1. To find the probability that all four randomly selected senators are Republicans, you can use the principle of independent events. The probability of selecting a Republican senator on the first draw is 55/100 (since there are 55 Republicans out of 100 senators). After one Republican senator is selected, there are now 54 Republicans left out of 99 senators. So the probability of selecting another Republican on the second draw is 54/99. Similarly, for the third and fourth draws, the probabilities would be 53/98 and 52/97, respectively. To find the probability of all four events happening, you multiply these probabilities together:

P(all Republicans) = (55/100) * (54/99) * (53/98) * (52/97)

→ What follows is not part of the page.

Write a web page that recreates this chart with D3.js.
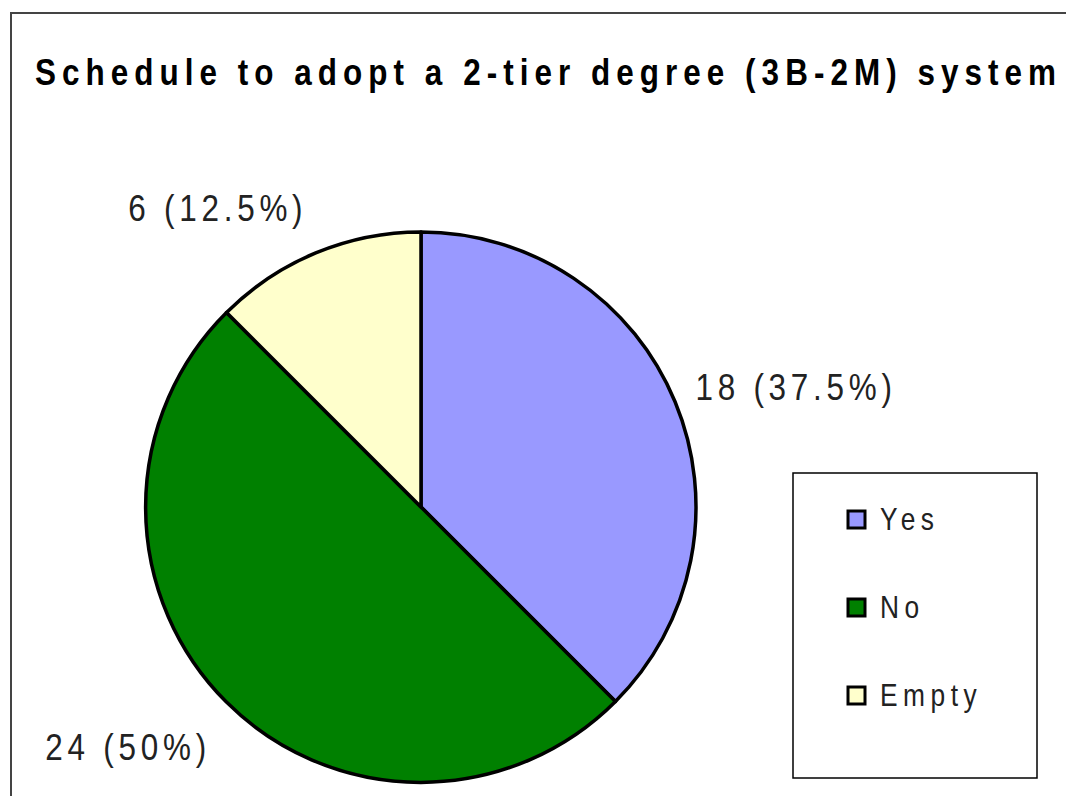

2. The probability that each individual poll is accurate within the claimed margin of error is 0.95. Since each poll is conducted independently, you can multiply the probabilities together to find the probability that all five polls are accurate within the claimed margins of error:

P(all accurate) = (0.95)^5

3. To determine if the probability distribution is given, you need to check if the sum of the probabilities for each possible value of x (0, 1, 2, 3, and 4) adds up to 1. In this case, the sum of the probabilities provided is:

0.0016 + 0.0250 + 0.1432 + 0.3892 + 0.4096 = 0.9686

Since the sum of the probabilities is not equal to 1, the probability distribution is not given. To find the mean and standard deviation, you would need the correct probabilities.

4. For a binomial distribution with a probability of success (being left-handed) of 0.10, and a sample size of 25, you can find the mean and standard deviation.

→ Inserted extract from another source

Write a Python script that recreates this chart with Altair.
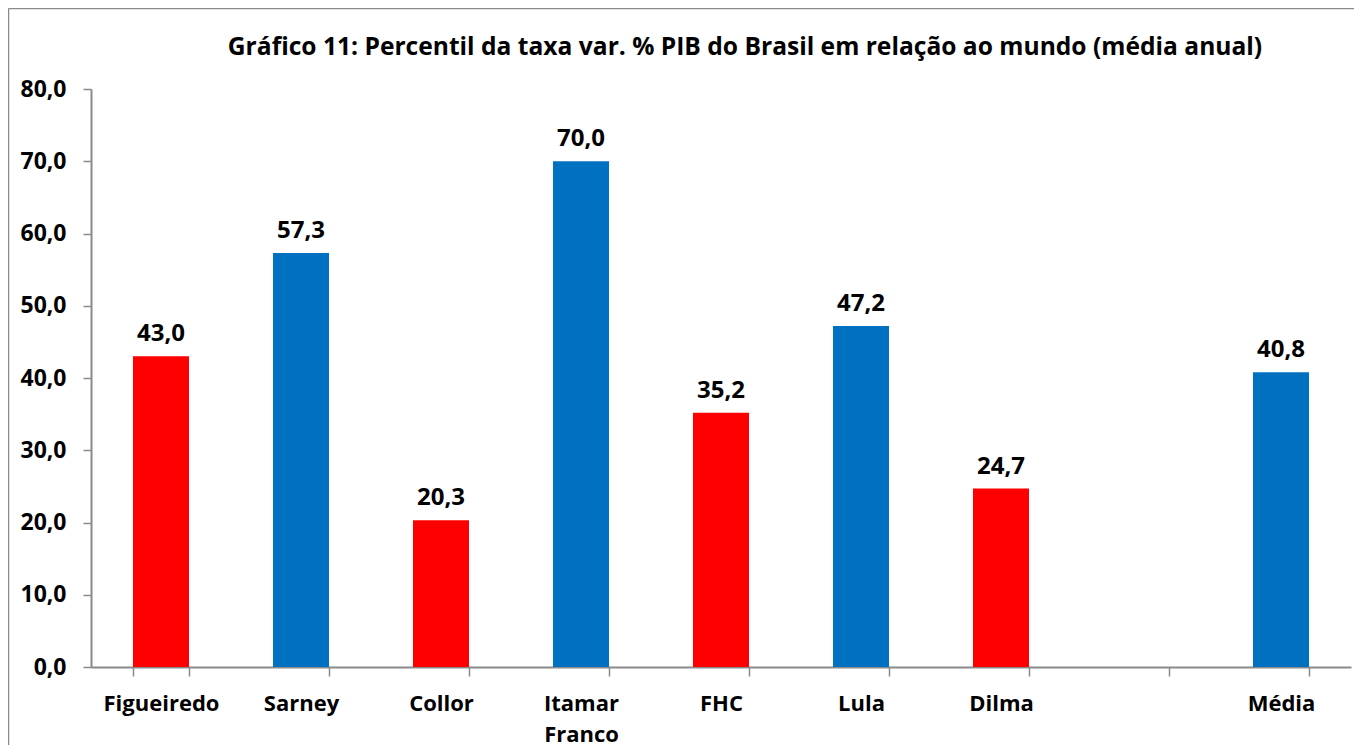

a. The mean of a binomial distribution is calculated by multiplying the sample size (n) by the probability of success (p). In this case:

Mean = n * p = 25 * 0.10 = 2.5

The standard deviation of a binomial distribution is calculated using the formula sqrt(n * p * (1 - p)). In this case:

Standard deviation = sqrt(n * p * (1 - p)) = sqrt(25 * 0.10 * (1 - 0.10)) = sqrt(2.25) = 1.5

b. To determine if it would be unusual to find 5 left-handed students in a class of 25, you can calculate the z-score. The formula for the z-score is (x - mean) / standard deviation, where x is the observed value.

In this case, the observed value is 5, the mean is 2.5, and the standard deviation is 1.5. Calculating the z-score:

z = (5 - 2.5) / 1.5 = 1.67

The z-score tells you the number of standard deviations away from the mean the observed value is. You can then compare the z-score to determine if it is unusual. Typically, a z-score greater than 2 or less than -2 is considered unusual. In this case, a z-score of 1.67 is not considered unusual.